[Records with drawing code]
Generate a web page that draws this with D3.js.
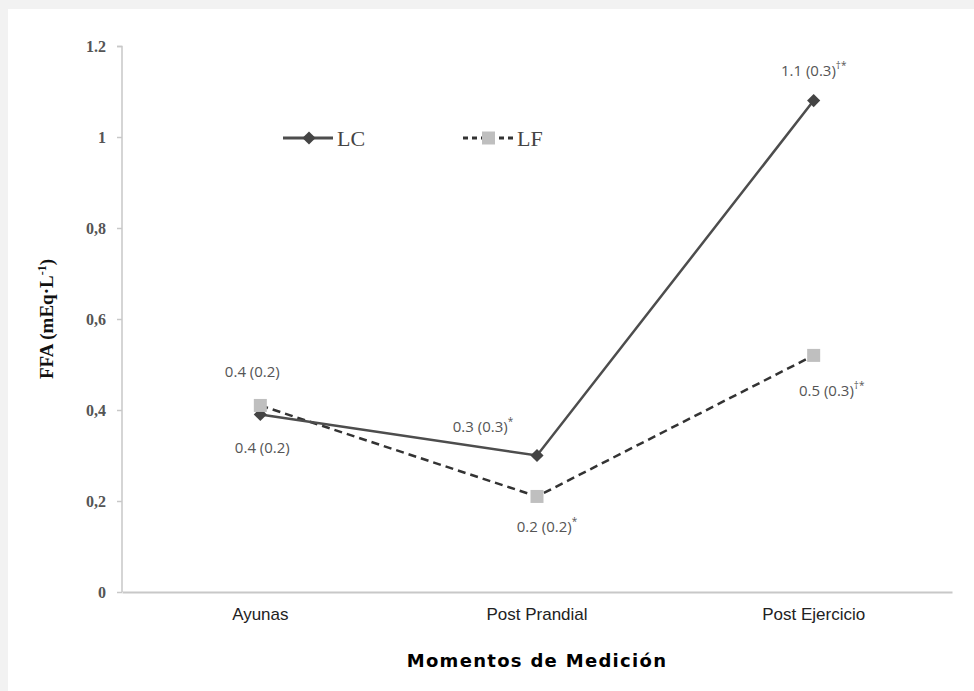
<html>
<head>
<style>
  body { margin: 0; background: #f2f2f2; }
  .tick text { font-family: "Liberation Serif", serif; }
</style>
</head>
<body>
<svg width="974" height="691"></svg>
<script src="https://cdnjs.cloudflare.com/ajax/libs/d3/7.8.5/d3.min.js"></script>
<script>

var categories = ["Ayunas", "Post Prandial", "Post Ejercicio"];
var lcValues = [0.39, 0.30, 1.08];
var lfValues = [0.41, 0.21, 0.52];
var yTicks = [0, 0.2, 0.4, 0.6, 0.8, 1, 1.2];
var yTickLabels = ["0", "0,2", "0,4", "0,6", "0,8", "1", "1.2"];
// main text, superscript
var lcLabels = [["0.4 (0.2)", ""], ["0.3 (0.3)", "*"], ["1.1 (0.3)", "\u2020*"]];
var lfLabels = [["0.4 (0.2)", ""], ["0.2 (0.2)", "*"], ["0.5 (0.3)", "\u2020*"]];

var svg = d3.select("svg"),
    margin = {top: 46, right: 22, bottom: 99, left: 122},
    width = +svg.attr("width") - margin.left - margin.right,
    height = +svg.attr("height") - margin.top - margin.bottom;

svg.append("rect")
    .attr("x", 8).attr("y", 9)
    .attr("width", 974).attr("height", 691)
    .attr("fill", "#fff");

var g = svg.append("g").attr("transform", "translate(" + margin.left + "," + margin.top + ")");

var x = d3.scaleBand()
    .domain(categories)
    .range([0, width]);

var y = d3.scaleLinear()
    .domain([0, 1.2])
    .range([height, 0]);

var cx = function(i) { return x(categories[i]) + x.bandwidth() / 2; };

// y axis
var yAxis = g.append("g")
    .call(d3.axisLeft(y).tickValues(yTicks).tickSize(5).tickPadding(11)
      .tickFormat(function(d, i) { return yTickLabels[i]; }));
yAxis.select(".domain").attr("stroke", "#c8c8c8").attr("stroke-width", 1.5)
    .attr("d", "M-5,0.5H0V" + height);
yAxis.selectAll(".tick line").attr("stroke", "#c8c8c8").attr("stroke-width", 1.5);
yAxis.selectAll(".tick text")
    .attr("fill", "#555")
    .style("font-size", "16px")
    .style("font-weight", "bold");

// x axis
var xAxis = g.append("g")
    .attr("transform", "translate(0," + height + ")")
    .call(d3.axisBottom(x).tickSize(0).tickPadding(16));
xAxis.select(".domain").attr("stroke", "#c8c8c8").attr("stroke-width", 2);
xAxis.selectAll(".tick text")
    .attr("fill", "#222")
    .style("font-family", "'Liberation Sans', Arial, sans-serif")
    .style("font-size", "17px");

// axis titles
var yTitle = svg.append("text")
    .attr("transform", "translate(53," + (margin.top + height / 2) + ") rotate(-90)")
    .attr("text-anchor", "middle")
    .style("font-family", "'Liberation Serif', serif")
    .style("font-weight", "bold")
    .style("font-size", "19px")
    .attr("fill", "#111");
yTitle.append("tspan").text("FFA (mEq\u00b7L");
yTitle.append("tspan").attr("dy", -7).style("font-size", "12px").text("-1");
yTitle.append("tspan").attr("dy", 7).text(")");

svg.append("text")
    .attr("x", margin.left + width / 2)
    .attr("y", 667)
    .attr("text-anchor", "middle")
    .style("font-family", "'DejaVu Sans', Verdana, sans-serif")
    .style("font-weight", "bold")
    .style("font-size", "18px")
    .style("letter-spacing", "1.3px")
    .attr("fill", "#000")
    .text("Momentos de Medici\u00f3n");

var line = d3.line()
    .x(function(d, i) { return cx(i); })
    .y(function(d) { return y(d); });

// LF
g.append("path")
    .datum(lfValues)
    .attr("d", line)
    .attr("fill", "none")
    .attr("stroke", "#333")
    .attr("stroke-width", 2.5)
    .attr("stroke-dasharray", "8,5");

// LC
g.append("path")
    .datum(lcValues)
    .attr("d", line)
    .attr("fill", "none")
    .attr("stroke", "#4d4d4d")
    .attr("stroke-width", 2.5);

var diamond = d3.symbol().type(d3.symbolDiamond2).size(110);

g.selectAll(".lc-pt")
    .data(lcValues)
    .enter().append("path")
    .attr("class", "lc-pt")
    .attr("transform", function(d, i) { return "translate(" + cx(i) + "," + y(d) + ")"; })
    .attr("d", diamond)
    .attr("fill", "#444");

g.selectAll(".lf-pt")
    .data(lfValues)
    .enter().append("rect")
    .attr("class", "lf-pt")
    .attr("x", function(d, i) { return cx(i) - 6.5; })
    .attr("y", function(d) { return y(d) - 6.5; })
    .attr("width", 13).attr("height", 13)
    .attr("fill", "#bfbfbf");

// value labels
var lcOffsets = [[2, 38], [-54, -24], [0, -25]];
var lfOffsets = [[-8, -28], [10, 36], [18, 41]];

function addLabels(values, labels, offsets) {
  values.forEach(function(v, i) {
    var t = g.append("text")
      .attr("x", cx(i) + offsets[i][0])
      .attr("y", y(v) + offsets[i][1])
      .attr("text-anchor", "middle")
      .style("font-family", "'Open Sans', sans-serif")
      .style("font-size", "15px")
      .attr("fill", "#555")
      .text(labels[i][0]);
    if (labels[i][1]) {
      t.append("tspan").attr("dy", -7).style("font-size", "10px").text(labels[i][1]);
    }
  });
}
addLabels(lcValues, lcLabels, lcOffsets);
addLabels(lfValues, lfLabels, lfOffsets);

// legend
var legend = svg.append("g");
legend.append("line")
    .attr("x1", 283).attr("x2", 333).attr("y1", 138).attr("y2", 138)
    .attr("stroke", "#4d4d4d").attr("stroke-width", 3);
legend.append("path")
    .attr("transform", "translate(309,138)")
    .attr("d", diamond).attr("fill", "#444");
legend.append("text")
    .attr("x", 337).attr("y", 146)
    .style("font-family", "'Liberation Serif', serif")
    .style("font-size", "22px")
    .attr("fill", "#444")
    .text("LC");

legend.append("line")
    .attr("x1", 463).attr("x2", 514).attr("y1", 138).attr("y2", 138)
    .attr("stroke", "#333").attr("stroke-width", 3)
    .attr("stroke-dasharray", "5,4");
legend.append("rect")
    .attr("x", 482).attr("y", 131.5).attr("width", 13).attr("height", 13)
    .attr("fill", "#bfbfbf");
legend.append("text")
    .attr("x", 517).attr("y", 146)
    .style("font-family", "'Liberation Serif', serif")
    .style("font-size", "22px")
    .attr("fill", "#444")
    .text("LF");

</script>
</body>
</html>
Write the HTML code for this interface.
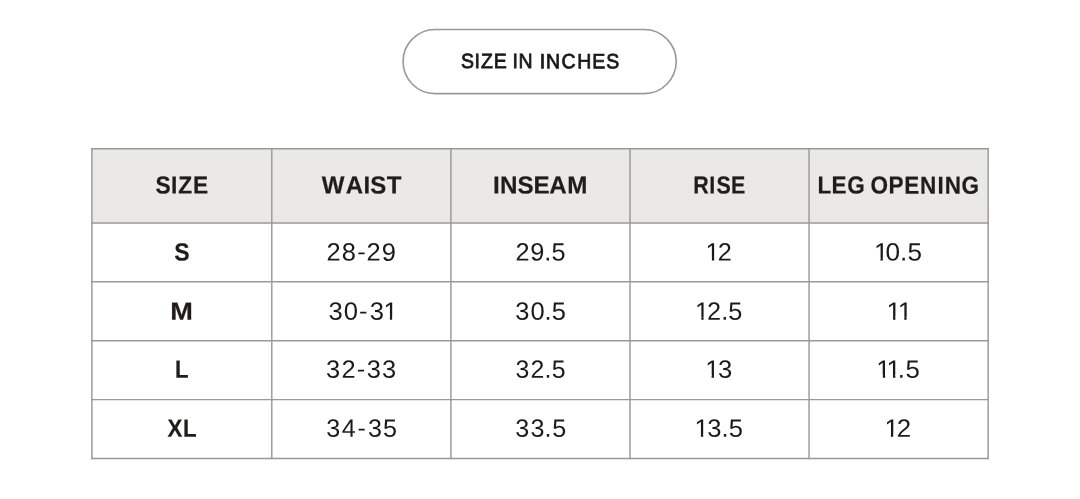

> _Task requirements_
Using the material above, set down every line exactly, but skip the pictures.

> _The output_
Generate a web page that draws this with D3.js.
<html>
<head>
<style>
  body { margin: 0; background: #f2f2f2; }
  .tick text { font-family: "Liberation Serif", serif; }
</style>
</head>
<body>
<svg width="974" height="691"></svg>
<script src="https://cdnjs.cloudflare.com/ajax/libs/d3/7.8.5/d3.min.js"></script>
<script>

var categories = ["Ayunas", "Post Prandial", "Post Ejercicio"];
var lcValues = [0.39, 0.30, 1.08];
var lfValues = [0.41, 0.21, 0.52];
var yTicks = [0, 0.2, 0.4, 0.6, 0.8, 1, 1.2];
var yTickLabels = ["0", "0,2", "0,4", "0,6", "0,8", "1", "1.2"];
// main text, superscript
var lcLabels = [["0.4 (0.2)", ""], ["0.3 (0.3)", "*"], ["1.1 (0.3)", "\u2020*"]];
var lfLabels = [["0.4 (0.2)", ""], ["0.2 (0.2)", "*"], ["0.5 (0.3)", "\u2020*"]];

var svg = d3.select("svg"),
    margin = {top: 46, right: 22, bottom: 99, left: 122},
    width = +svg.attr("width") - margin.left - margin.right,
    height = +svg.attr("height") - margin.top - margin.bottom;

svg.append("rect")
    .attr("x", 8).attr("y", 9)
    .attr("width", 974).attr("height", 691)
    .attr("fill", "#fff");

var g = svg.append("g").attr("transform", "translate(" + margin.left + "," + margin.top + ")");

var x = d3.scaleBand()
    .domain(categories)
    .range([0, width]);

var y = d3.scaleLinear()
    .domain([0, 1.2])
    .range([height, 0]);

var cx = function(i) { return x(categories[i]) + x.bandwidth() / 2; };

// y axis
var yAxis = g.append("g")
    .call(d3.axisLeft(y).tickValues(yTicks).tickSize(5).tickPadding(11)
      .tickFormat(function(d, i) { return yTickLabels[i]; }));
yAxis.select(".domain").attr("stroke", "#c8c8c8").attr("stroke-width", 1.5)
    .attr("d", "M-5,0.5H0V" + height);
yAxis.selectAll(".tick line").attr("stroke", "#c8c8c8").attr("stroke-width", 1.5);
yAxis.selectAll(".tick text")
    .attr("fill", "#555")
    .style("font-size", "16px")
    .style("font-weight", "bold");

// x axis
var xAxis = g.append("g")
    .attr("transform", "translate(0," + height + ")")
    .call(d3.axisBottom(x).tickSize(0).tickPadding(16));
xAxis.select(".domain").attr("stroke", "#c8c8c8").attr("stroke-width", 2);
xAxis.selectAll(".tick text")
    .attr("fill", "#222")
    .style("font-family", "'Liberation Sans', Arial, sans-serif")
    .style("font-size", "17px");

// axis titles
var yTitle = svg.append("text")
    .attr("transform", "translate(53," + (margin.top + height / 2) + ") rotate(-90)")
    .attr("text-anchor", "middle")
    .style("font-family", "'Liberation Serif', serif")
    .style("font-weight", "bold")
    .style("font-size", "19px")
    .attr("fill", "#111");
yTitle.append("tspan").text("FFA (mEq\u00b7L");
yTitle.append("tspan").attr("dy", -7).style("font-size", "12px").text("-1");
yTitle.append("tspan").attr("dy", 7).text(")");

svg.append("text")
    .attr("x", margin.left + width / 2)
    .attr("y", 667)
    .attr("text-anchor", "middle")
    .style("font-family", "'DejaVu Sans', Verdana, sans-serif")
    .style("font-weight", "bold")
    .style("font-size", "18px")
    .style("letter-spacing", "1.3px")
    .attr("fill", "#000")
    .text("Momentos de Medici\u00f3n");

var line = d3.line()
    .x(function(d, i) { return cx(i); })
    .y(function(d) { return y(d); });

// LF
g.append("path")
    .datum(lfValues)
    .attr("d", line)
    .attr("fill", "none")
    .attr("stroke", "#333")
    .attr("stroke-width", 2.5)
    .attr("stroke-dasharray", "8,5");

// LC
g.append("path")
    .datum(lcValues)
    .attr("d", line)
    .attr("fill", "none")
    .attr("stroke", "#4d4d4d")
    .attr("stroke-width", 2.5);

var diamond = d3.symbol().type(d3.symbolDiamond2).size(110);

g.selectAll(".lc-pt")
    .data(lcValues)
    .enter().append("path")
    .attr("class", "lc-pt")
    .attr("transform", function(d, i) { return "translate(" + cx(i) + "," + y(d) + ")"; })
    .attr("d", diamond)
    .attr("fill", "#444");

g.selectAll(".lf-pt")
    .data(lfValues)
    .enter().append("rect")
    .attr("class", "lf-pt")
    .attr("x", function(d, i) { return cx(i) - 6.5; })
    .attr("y", function(d) { return y(d) - 6.5; })
    .attr("width", 13).attr("height", 13)
    .attr("fill", "#bfbfbf");

// value labels
var lcOffsets = [[2, 38], [-54, -24], [0, -25]];
var lfOffsets = [[-8, -28], [10, 36], [18, 41]];

function addLabels(values, labels, offsets) {
  values.forEach(function(v, i) {
    var t = g.append("text")
      .attr("x", cx(i) + offsets[i][0])
      .attr("y", y(v) + offsets[i][1])
      .attr("text-anchor", "middle")
      .style("font-family", "'Open Sans', sans-serif")
      .style("font-size", "15px")
      .attr("fill", "#555")
      .text(labels[i][0]);
    if (labels[i][1]) {
      t.append("tspan").attr("dy", -7).style("font-size", "10px").text(labels[i][1]);
    }
  });
}
addLabels(lcValues, lcLabels, lcOffsets);
addLabels(lfValues, lfLabels, lfOffsets);

// legend
var legend = svg.append("g");
legend.append("line")
    .attr("x1", 283).attr("x2", 333).attr("y1", 138).attr("y2", 138)
    .attr("stroke", "#4d4d4d").attr("stroke-width", 3);
legend.append("path")
    .attr("transform", "translate(309,138)")
    .attr("d", diamond).attr("fill", "#444");
legend.append("text")
    .attr("x", 337).attr("y", 146)
    .style("font-family", "'Liberation Serif', serif")
    .style("font-size", "22px")
    .attr("fill", "#444")
    .text("LC");

legend.append("line")
    .attr("x1", 463).attr("x2", 514).attr("y1", 138).attr("y2", 138)
    .attr("stroke", "#333").attr("stroke-width", 3)
    .attr("stroke-dasharray", "5,4");
legend.append("rect")
    .attr("x", 482).attr("y", 131.5).attr("width", 13).attr("height", 13)
    .attr("fill", "#bfbfbf");
legend.append("text")
    .attr("x", 517).attr("y", 146)
    .style("font-family", "'Liberation Serif', serif")
    .style("font-size", "22px")
    .attr("fill", "#444")
    .text("LF");

</script>
</body>
</html>
Write the HTML code for this interface.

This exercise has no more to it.